Start of Dataset rows

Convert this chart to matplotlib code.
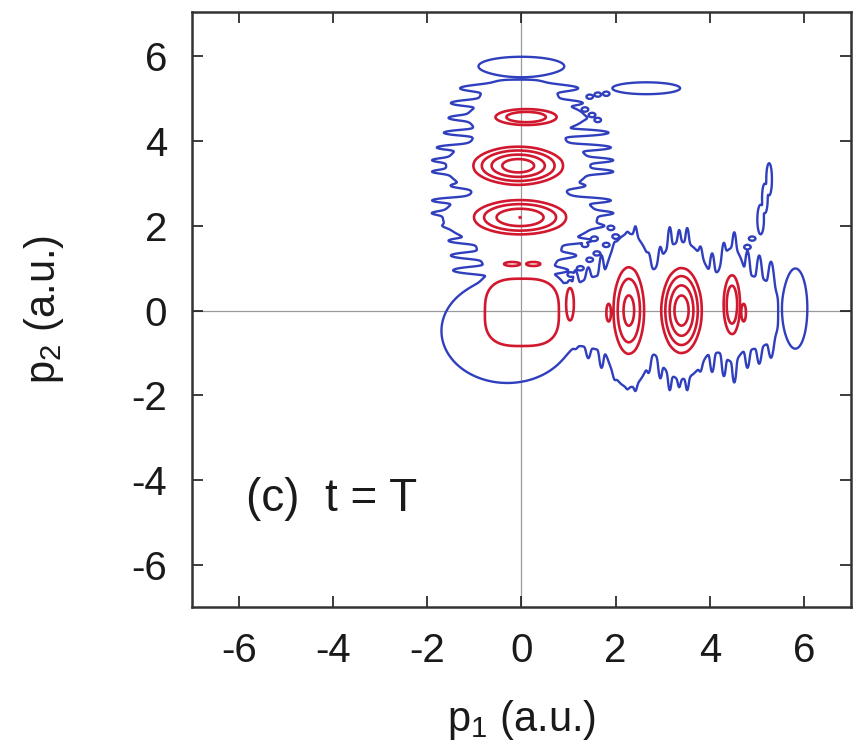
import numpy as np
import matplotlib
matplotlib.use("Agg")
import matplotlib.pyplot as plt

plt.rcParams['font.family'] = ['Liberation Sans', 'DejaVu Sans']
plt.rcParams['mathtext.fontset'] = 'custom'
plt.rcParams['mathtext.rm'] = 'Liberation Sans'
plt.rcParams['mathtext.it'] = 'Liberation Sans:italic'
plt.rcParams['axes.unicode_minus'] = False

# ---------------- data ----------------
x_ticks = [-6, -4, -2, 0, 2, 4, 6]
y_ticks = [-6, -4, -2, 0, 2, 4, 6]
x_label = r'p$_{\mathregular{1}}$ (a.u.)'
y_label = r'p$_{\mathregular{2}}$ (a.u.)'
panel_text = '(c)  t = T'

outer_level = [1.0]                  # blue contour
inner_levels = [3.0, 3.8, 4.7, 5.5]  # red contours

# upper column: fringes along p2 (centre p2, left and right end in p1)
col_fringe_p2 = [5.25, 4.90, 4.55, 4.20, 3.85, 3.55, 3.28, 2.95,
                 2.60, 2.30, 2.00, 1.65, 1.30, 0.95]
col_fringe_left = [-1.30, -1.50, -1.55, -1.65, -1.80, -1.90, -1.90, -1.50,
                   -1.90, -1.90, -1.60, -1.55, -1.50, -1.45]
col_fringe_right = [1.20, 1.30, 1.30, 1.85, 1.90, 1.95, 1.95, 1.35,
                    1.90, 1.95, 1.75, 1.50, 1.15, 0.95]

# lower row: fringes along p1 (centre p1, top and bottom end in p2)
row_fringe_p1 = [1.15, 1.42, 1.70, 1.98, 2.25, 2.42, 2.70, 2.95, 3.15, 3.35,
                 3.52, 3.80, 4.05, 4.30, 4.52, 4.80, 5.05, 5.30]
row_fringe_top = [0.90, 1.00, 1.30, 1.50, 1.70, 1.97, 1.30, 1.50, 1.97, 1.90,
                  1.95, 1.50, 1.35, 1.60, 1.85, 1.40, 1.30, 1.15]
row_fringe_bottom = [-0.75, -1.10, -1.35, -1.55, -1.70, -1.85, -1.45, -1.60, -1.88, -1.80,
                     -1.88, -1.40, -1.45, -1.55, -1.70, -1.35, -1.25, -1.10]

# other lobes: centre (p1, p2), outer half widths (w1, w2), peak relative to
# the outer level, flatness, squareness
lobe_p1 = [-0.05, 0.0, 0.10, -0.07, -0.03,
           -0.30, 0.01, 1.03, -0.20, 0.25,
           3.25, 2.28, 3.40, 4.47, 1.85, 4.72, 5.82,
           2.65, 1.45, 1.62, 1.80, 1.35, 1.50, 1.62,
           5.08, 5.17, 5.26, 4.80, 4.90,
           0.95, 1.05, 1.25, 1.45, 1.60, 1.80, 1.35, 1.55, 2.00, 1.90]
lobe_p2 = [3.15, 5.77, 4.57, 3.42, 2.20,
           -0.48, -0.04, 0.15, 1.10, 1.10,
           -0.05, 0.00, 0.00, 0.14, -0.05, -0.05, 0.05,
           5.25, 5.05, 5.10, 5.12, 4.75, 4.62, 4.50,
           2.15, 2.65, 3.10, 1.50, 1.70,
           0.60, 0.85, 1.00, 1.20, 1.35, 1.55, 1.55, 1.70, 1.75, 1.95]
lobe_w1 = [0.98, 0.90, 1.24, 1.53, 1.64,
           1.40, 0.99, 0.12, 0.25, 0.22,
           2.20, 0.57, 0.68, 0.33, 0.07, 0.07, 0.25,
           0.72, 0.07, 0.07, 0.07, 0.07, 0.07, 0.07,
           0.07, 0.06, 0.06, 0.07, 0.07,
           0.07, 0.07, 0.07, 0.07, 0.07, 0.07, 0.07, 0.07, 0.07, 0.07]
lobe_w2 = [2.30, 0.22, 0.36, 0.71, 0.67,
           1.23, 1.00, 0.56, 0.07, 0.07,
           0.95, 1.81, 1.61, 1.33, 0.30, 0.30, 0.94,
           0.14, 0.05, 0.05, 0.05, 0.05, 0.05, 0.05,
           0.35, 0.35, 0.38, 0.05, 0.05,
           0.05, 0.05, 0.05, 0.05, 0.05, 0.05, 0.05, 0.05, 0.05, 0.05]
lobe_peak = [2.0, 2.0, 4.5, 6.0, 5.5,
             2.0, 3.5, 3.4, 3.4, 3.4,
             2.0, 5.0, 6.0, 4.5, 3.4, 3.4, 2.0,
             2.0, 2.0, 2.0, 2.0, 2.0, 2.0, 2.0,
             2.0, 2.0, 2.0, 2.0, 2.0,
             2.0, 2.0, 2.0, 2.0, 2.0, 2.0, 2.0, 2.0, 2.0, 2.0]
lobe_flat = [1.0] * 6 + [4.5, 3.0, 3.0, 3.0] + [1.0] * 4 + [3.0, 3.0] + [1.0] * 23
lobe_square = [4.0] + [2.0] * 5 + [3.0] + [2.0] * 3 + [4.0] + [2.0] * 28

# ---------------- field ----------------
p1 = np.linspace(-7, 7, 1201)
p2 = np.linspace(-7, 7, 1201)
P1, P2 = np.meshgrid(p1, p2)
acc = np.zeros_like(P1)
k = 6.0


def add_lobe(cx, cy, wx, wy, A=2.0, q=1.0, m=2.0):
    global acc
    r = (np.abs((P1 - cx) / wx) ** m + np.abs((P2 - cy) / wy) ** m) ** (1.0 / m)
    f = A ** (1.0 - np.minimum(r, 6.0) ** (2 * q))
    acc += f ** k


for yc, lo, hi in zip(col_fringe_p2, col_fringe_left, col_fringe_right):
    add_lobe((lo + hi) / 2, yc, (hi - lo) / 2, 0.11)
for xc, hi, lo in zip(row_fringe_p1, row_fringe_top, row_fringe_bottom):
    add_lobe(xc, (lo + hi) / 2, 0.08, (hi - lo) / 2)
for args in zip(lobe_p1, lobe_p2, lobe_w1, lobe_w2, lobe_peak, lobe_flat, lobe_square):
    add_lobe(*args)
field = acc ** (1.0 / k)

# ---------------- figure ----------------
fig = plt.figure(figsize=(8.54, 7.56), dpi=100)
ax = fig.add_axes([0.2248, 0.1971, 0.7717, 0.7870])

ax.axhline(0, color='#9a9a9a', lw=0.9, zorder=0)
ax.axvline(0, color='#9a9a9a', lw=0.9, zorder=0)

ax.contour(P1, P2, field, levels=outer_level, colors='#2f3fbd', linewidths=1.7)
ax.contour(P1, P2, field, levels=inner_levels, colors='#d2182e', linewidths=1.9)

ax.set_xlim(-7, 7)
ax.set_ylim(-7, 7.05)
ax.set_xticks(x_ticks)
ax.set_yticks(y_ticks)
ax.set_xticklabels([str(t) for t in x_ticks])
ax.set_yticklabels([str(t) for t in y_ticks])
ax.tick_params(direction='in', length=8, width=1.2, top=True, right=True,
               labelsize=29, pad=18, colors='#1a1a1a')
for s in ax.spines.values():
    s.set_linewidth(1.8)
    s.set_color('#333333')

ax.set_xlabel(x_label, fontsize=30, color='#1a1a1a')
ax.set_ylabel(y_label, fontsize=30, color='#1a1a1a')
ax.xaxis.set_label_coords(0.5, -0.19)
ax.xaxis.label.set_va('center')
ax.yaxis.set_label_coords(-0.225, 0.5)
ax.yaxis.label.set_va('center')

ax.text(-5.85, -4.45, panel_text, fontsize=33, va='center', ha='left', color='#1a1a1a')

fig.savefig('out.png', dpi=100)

End of Dataset rows
Start of Dataset rows

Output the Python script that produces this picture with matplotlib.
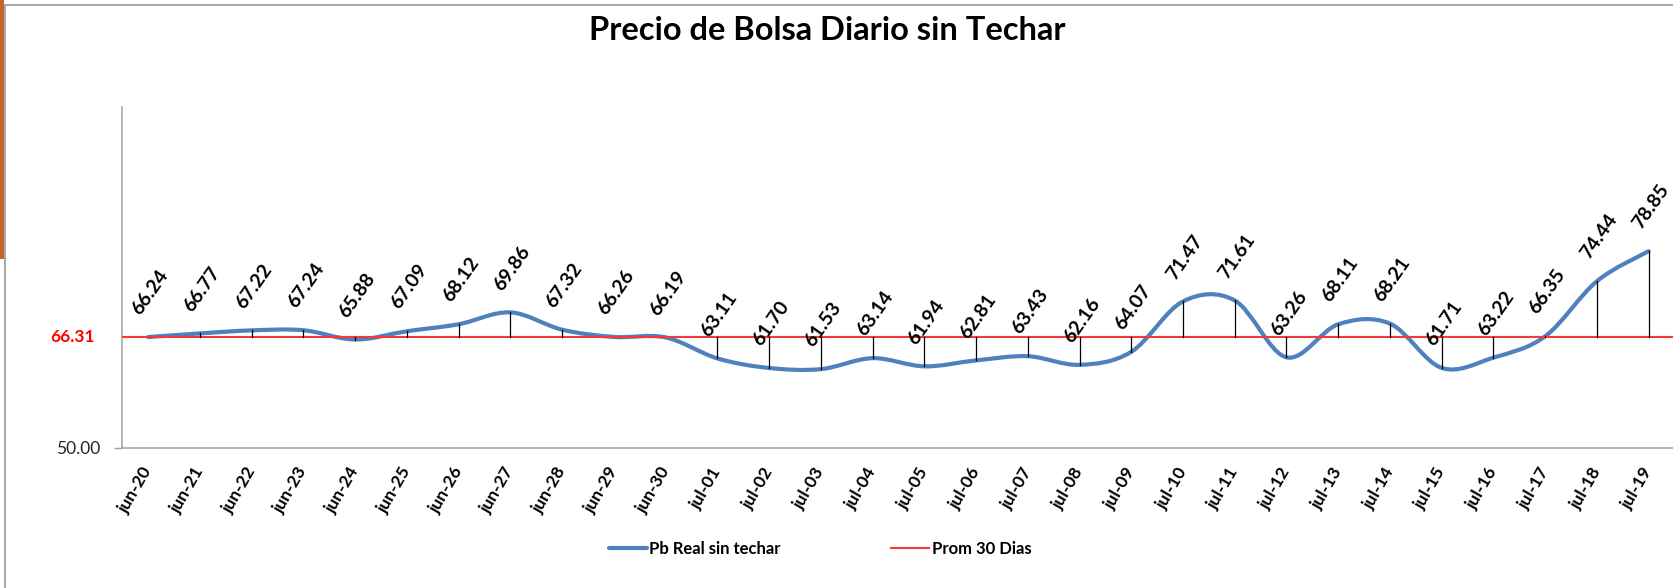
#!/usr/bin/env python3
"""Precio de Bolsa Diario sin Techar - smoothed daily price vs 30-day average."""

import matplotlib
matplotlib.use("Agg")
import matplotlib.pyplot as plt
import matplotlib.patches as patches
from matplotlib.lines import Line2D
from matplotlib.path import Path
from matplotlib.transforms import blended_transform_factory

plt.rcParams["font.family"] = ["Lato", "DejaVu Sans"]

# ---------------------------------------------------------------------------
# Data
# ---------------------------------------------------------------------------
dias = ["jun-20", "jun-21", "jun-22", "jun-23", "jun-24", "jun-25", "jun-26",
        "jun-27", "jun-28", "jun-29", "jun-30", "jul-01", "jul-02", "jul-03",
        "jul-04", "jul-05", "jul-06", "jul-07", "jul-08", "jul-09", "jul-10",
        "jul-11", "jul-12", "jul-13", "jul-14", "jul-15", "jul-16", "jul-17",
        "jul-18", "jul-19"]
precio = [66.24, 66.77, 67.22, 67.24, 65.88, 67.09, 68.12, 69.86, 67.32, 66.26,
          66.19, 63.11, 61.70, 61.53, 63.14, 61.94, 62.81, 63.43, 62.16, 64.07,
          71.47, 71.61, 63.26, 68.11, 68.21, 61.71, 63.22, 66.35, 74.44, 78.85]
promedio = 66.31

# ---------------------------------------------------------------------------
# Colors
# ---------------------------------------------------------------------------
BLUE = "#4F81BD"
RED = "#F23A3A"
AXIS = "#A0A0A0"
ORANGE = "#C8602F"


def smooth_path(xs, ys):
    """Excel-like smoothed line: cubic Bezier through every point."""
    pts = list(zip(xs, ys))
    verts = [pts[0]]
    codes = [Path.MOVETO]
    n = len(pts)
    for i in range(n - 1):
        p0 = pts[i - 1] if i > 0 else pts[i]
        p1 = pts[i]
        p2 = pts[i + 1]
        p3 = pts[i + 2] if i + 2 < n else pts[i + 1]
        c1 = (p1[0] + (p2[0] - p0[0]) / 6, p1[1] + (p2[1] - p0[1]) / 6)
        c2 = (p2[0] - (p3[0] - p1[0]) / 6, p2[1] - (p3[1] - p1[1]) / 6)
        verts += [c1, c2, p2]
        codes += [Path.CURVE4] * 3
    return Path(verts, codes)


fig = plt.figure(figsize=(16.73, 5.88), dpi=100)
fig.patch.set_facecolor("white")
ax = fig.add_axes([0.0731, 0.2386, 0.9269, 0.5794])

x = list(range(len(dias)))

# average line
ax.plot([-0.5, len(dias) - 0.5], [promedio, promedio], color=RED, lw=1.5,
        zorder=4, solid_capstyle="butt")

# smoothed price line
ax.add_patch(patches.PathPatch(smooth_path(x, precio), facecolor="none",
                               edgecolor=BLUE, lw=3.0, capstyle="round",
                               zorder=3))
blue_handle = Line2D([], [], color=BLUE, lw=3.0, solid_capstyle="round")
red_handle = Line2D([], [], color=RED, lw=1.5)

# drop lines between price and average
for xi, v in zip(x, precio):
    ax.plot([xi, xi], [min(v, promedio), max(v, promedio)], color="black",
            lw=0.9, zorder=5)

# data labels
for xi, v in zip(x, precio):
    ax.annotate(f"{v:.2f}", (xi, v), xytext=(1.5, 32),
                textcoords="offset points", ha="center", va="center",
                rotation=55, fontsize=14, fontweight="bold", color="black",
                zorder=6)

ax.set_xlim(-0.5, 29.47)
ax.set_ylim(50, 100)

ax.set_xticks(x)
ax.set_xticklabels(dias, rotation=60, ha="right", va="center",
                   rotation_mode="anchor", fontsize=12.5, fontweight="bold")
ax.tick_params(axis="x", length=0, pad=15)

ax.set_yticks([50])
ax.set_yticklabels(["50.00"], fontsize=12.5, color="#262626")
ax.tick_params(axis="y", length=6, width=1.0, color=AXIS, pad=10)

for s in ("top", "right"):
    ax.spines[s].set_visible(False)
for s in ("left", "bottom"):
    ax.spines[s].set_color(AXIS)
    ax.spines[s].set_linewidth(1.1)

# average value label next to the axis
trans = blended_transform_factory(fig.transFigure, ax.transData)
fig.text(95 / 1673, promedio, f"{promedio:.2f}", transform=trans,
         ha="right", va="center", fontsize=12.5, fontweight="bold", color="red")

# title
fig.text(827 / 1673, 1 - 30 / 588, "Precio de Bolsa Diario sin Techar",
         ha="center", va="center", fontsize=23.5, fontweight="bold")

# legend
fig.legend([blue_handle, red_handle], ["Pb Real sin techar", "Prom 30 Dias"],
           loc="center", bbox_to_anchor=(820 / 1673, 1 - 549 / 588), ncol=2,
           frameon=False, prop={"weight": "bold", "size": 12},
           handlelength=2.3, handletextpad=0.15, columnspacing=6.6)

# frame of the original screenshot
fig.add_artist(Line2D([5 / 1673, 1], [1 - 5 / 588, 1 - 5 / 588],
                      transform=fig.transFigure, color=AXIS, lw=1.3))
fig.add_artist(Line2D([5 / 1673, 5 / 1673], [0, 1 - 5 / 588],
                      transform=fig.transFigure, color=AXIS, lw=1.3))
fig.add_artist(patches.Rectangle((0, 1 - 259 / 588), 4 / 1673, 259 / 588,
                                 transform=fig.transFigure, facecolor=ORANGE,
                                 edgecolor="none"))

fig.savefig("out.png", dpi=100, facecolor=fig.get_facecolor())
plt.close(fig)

End of Dataset rows

Work required: Transcribe, leaving out pictures, each line from the one containing "Convert this chart to matplotlib code." through the one containing "-1.88, -1.40, -1.45, -1.55, -1.70, -1.35, -1.25, -1.10]".

The output:
Convert this chart to matplotlib code.
import numpy as np
import matplotlib
matplotlib.use("Agg")
import matplotlib.pyplot as plt

plt.rcParams['font.family'] = ['Liberation Sans', 'DejaVu Sans']
plt.rcParams['mathtext.fontset'] = 'custom'
plt.rcParams['mathtext.rm'] = 'Liberation Sans'
plt.rcParams['mathtext.it'] = 'Liberation Sans:italic'
plt.rcParams['axes.unicode_minus'] = False

# ---------------- data ----------------
x_ticks = [-6, -4, -2, 0, 2, 4, 6]
y_ticks = [-6, -4, -2, 0, 2, 4, 6]
x_label = r'p$_{\mathregular{1}}$ (a.u.)'
y_label = r'p$_{\mathregular{2}}$ (a.u.)'
panel_text = '(c)  t = T'

outer_level = [1.0]                  # blue contour
inner_levels = [3.0, 3.8, 4.7, 5.5]  # red contours

# upper column: fringes along p2 (centre p2, left and right end in p1)
col_fringe_p2 = [5.25, 4.90, 4.55, 4.20, 3.85, 3.55, 3.28, 2.95,
                 2.60, 2.30, 2.00, 1.65, 1.30, 0.95]
col_fringe_left = [-1.30, -1.50, -1.55, -1.65, -1.80, -1.90, -1.90, -1.50,
                   -1.90, -1.90, -1.60, -1.55, -1.50, -1.45]
col_fringe_right = [1.20, 1.30, 1.30, 1.85, 1.90, 1.95, 1.95, 1.35,
                    1.90, 1.95, 1.75, 1.50, 1.15, 0.95]

# lower row: fringes along p1 (centre p1, top and bottom end in p2)
row_fringe_p1 = [1.15, 1.42, 1.70, 1.98, 2.25, 2.42, 2.70, 2.95, 3.15, 3.35,
                 3.52, 3.80, 4.05, 4.30, 4.52, 4.80, 5.05, 5.30]
row_fringe_top = [0.90, 1.00, 1.30, 1.50, 1.70, 1.97, 1.30, 1.50, 1.97, 1.90,
                  1.95, 1.50, 1.35, 1.60, 1.85, 1.40, 1.30, 1.15]
row_fringe_bottom = [-0.75, -1.10, -1.35, -1.55, -1.70, -1.85, -1.45, -1.60, -1.88, -1.80,
                     -1.88, -1.40, -1.45, -1.55, -1.70, -1.35, -1.25, -1.10]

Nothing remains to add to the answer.